The inspiration for the Nexus trilogy, a post-cyberpunk thriller series of novels published between 2012 and 2015, derived from Naam bridling over some initiatives of the US government, in particular its War on Drugs and its War on Terror. “I thought that they were both over-reactions to certain situations, where the actions of the US were actually very harmful,” he says. The trilogy follows the protagonist Kaden Lane, a scientist who works on an experimental nano-drug -Nexus- which connects human minds together. Nexus tied for Best Novel in the 2014 Prometheus Awards by the Libertarian Futurist Society, and it was also shortlisted for the 2014 Arthur C. Clarke award. Apex won the 2015 Philip K. Dick Award. About the writing experience, Naam says, “Writing fiction can be very fun because you can procrastinate, but once you get started and you get into the flow of it, it’s like seeing a really cool scene in a movie. One scene which takes five minutes in a movie takes you the whole day to write it. Non-fiction is more dry, but it teaches you a lot. Usually, when you start a non-fiction book, you start it because you think you’re an expert, that you know a lot, and by the time you finish it, you actually now much more than when you started it.”

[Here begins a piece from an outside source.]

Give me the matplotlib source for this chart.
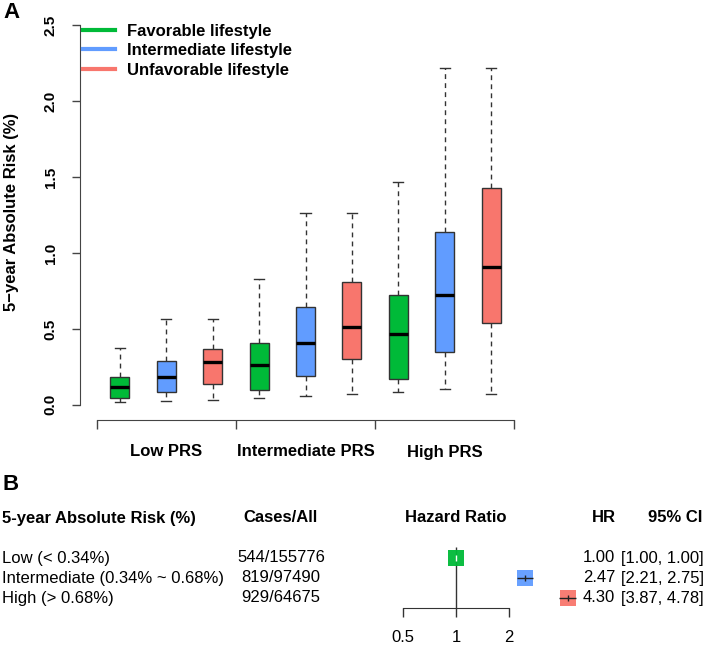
import matplotlib
matplotlib.use("Agg")
import matplotlib.pyplot as plt
from matplotlib.lines import Line2D
from matplotlib.transforms import blended_transform_factory

plt.rcParams["font.family"] = ["Liberation Sans", "DejaVu Sans"]

# ---------- data -----------------------------------------------------------
groups = ["Low PRS", "Intermediate PRS", "High PRS"]
lifestyles = ["Favorable lifestyle", "Intermediate lifestyle", "Unfavorable lifestyle"]
colors = ["#00BA38", "#619CFF", "#F8766D"]

# whisker low, q1, median, q3, whisker high (one row per box, group-major order)
whislo = [0.020, 0.026, 0.033, 0.048, 0.059, 0.072, 0.086, 0.105, 0.070]
q1 = [0.042, 0.086, 0.134, 0.096, 0.193, 0.303, 0.171, 0.347, 0.537]
med = [0.118, 0.182, 0.281, 0.261, 0.408, 0.513, 0.465, 0.722, 0.908]
q3 = [0.184, 0.289, 0.366, 0.410, 0.643, 0.809, 0.726, 1.138, 1.430]
whishi = [0.373, 0.566, 0.566, 0.829, 1.263, 1.263, 1.465, 2.217, 2.217]

risk_labels = ["Low (< 0.34%)", "Intermediate (0.34% ~ 0.68%)", "High (> 0.68%)"]
cases = [544, 819, 929]
totals = [155776, 97490, 64675]
hr = [1.00, 2.47, 4.30]
ci_lo = [1.00, 2.21, 3.87]
ci_hi = [1.00, 2.75, 4.78]

W, H = 708, 646


def fx(x):
    return x / W


def fy(y):
    return 1 - y / H


fig = plt.figure(figsize=(W / 100, H / 100), dpi=100)

# ---------- panel A --------------------------------------------------------
ax = fig.add_axes([fx(80), fy(420), (531 - 80) / W, 410 / H])
stats = [
    {"whislo": a, "q1": b, "med": c, "q3": d, "whishi": e, "fliers": []}
    for a, b, c, d, e in zip(whislo, q1, med, q3, whishi)
]
pos = list(range(1, len(stats) + 1))
bp = ax.bxp(stats, positions=pos, widths=0.41, patch_artist=True,
            capwidths=0.22,
            boxprops=dict(edgecolor="#333333", linewidth=1.0),
            medianprops=dict(color="black", linewidth=2.4, solid_capstyle="butt"),
            whiskerprops=dict(color="#333333", linewidth=1.0, linestyle=(0, (3.5, 3))),
            capprops=dict(color="#333333", linewidth=1.0))
for i, patch in enumerate(bp["boxes"]):
    patch.set_facecolor(colors[i % 3])

ax.set_xlim(0.14, 9.86)
ax.set_ylim(-0.1, 2.6)
for s in ("top", "right"):
    ax.spines[s].set_visible(False)
for s in ("left", "bottom"):
    ax.spines[s].set_color("#444444")
ax.spines["left"].set_bounds(0, 2.5)
ax.spines["bottom"].set_bounds(0.5, 9.5)
ax.set_yticks([0, 0.5, 1.0, 1.5, 2.0, 2.5])
ax.set_yticklabels(["0.0", "0.5", "1.0", "1.5", "2.0", "2.5"], rotation=90,
                   va="center", fontweight="bold", fontsize=11)
ax.set_xticks([0.5, 3.5, 6.5, 9.5])
ax.set_xticklabels([])
ax.tick_params(axis="y", length=6, width=1, color="#444444", pad=10)
ax.tick_params(axis="x", length=6.5, width=1, color="#444444")
ax.set_ylabel("5\u2212year Absolute Risk (%)", fontsize=12, fontweight="bold",
              va="center")
ax.yaxis.set_label_coords(-0.151, 0.507)

trans = blended_transform_factory(ax.transData, ax.transAxes)
for k, g in enumerate(groups):
    ax.text(3 * k + 2, (420 - 452) / 410, g, transform=trans, ha="center",
            va="center", fontsize=12, fontweight="bold")

handles = [Line2D([], [], color=c, linewidth=3) for c in colors]
ax.legend(handles, lifestyles, loc="upper left", bbox_to_anchor=(0.006, 0.967),
          frameon=False, borderaxespad=0, borderpad=0, handlelength=1.95,
          handletextpad=0.7, labelspacing=0.28,
          prop={"size": 12, "weight": "bold"})

fig.text(fx(3), fy(13), "A", fontsize=16, fontweight="bold", va="center")

# ---------- panel B --------------------------------------------------------
fig.text(fx(2), fy(484), "B", fontsize=16, fontweight="bold", va="center")
hdr_y = fy(518)
fig.text(fx(2), hdr_y, "5-year Absolute Risk (%)", fontsize=12,
         fontweight="bold", va="center")
fig.text(fx(281), hdr_y, "Cases/All", fontsize=12, fontweight="bold",
         va="center", ha="center")
fig.text(fx(456), hdr_y, "Hazard Ratio", fontsize=12, fontweight="bold",
         va="center", ha="center")
fig.text(fx(604), hdr_y, "HR", fontsize=12, fontweight="bold",
         va="center", ha="center")
fig.text(fx(675), hdr_y, "95% CI", fontsize=12, fontweight="bold",
         va="center", ha="center")

row_px = [558, 578, 598]
for i in range(3):
    y = fy(row_px[i])
    fig.text(fx(2), y, risk_labels[i], fontsize=12, va="center")
    fig.text(fx(281), y, f"{cases[i]}/{totals[i]}", fontsize=12,
             va="center", ha="center")
    fig.text(fx(615), y, f"{hr[i]:.2f}", fontsize=12, va="center", ha="right")
    fig.text(fx(621), y, f"[{ci_lo[i]:.2f}, {ci_hi[i]:.2f}]", fontsize=12,
             va="center", ha="left")

# forest plot: 53 px per doubling, HR = 1 at x = 456 px
fax = fig.add_axes([fx(380), fy(608), 220 / W, 68 / H])
fax.set_xscale("log", base=2)
fax.set_xlim(2 ** ((380 - 456) / 53), 2 ** ((600 - 456) / 53))
fax.set_ylim(0.5, 3.9)
fax.patch.set_alpha(0)
for s in ("top", "right", "left"):
    fax.spines[s].set_visible(False)
fax.spines["bottom"].set_bounds(0.5, 2)
fax.spines["bottom"].set_color("#333333")
fax.set_yticks([])
fax.set_xticks([0.5, 1, 2])
fax.set_xticklabels(["0.5", "1", "2"], fontsize=12)
fax.minorticks_off()
fax.tick_params(axis="x", length=6.5, width=1, color="#333333", pad=9)
fax.vlines(1, 0.5, 3.55, color="#333333", linewidth=1)
for i in range(3):
    yv = 3 - i
    fax.plot(hr[i], yv, marker="s", markersize=11.5, color=colors[i],
             markeredgewidth=0, alpha=0.95, zorder=3)
    fax.hlines(yv, ci_lo[i], ci_hi[i], color="#222222", linewidth=1, zorder=4)
    fax.plot(hr[i], yv, marker="|", markersize=5,
             color="white" if i == 0 else "#222222", markeredgewidth=1, zorder=5)

fig.savefig("out.png", dpi=100)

When explaining his process of putting all of these stories together, Naam says that both sci-fi writers and entrepreneurs try to envision the future. “You are always trying to understand two things. Firstly, what the world will look like at some time in the future, because whatever the product you are making, it’s not already there, so you are looking at what’s the world going to look like then. And, secondly, you are thinking about what people’s motivations are. If you want to make a product, you have to actually satisfy some desire that they have. Storytelling is the same, you write about these trends in the world, but also about what different people want. The best stories are about people who want different things, because they all believe that they are the good guy, they all have reasons for what they want. In the real world, no one thinks of themselves as a villain; everyone is either the hero or the victim of their story. Similarly, when you are making a product, you have to understand that about your customers.”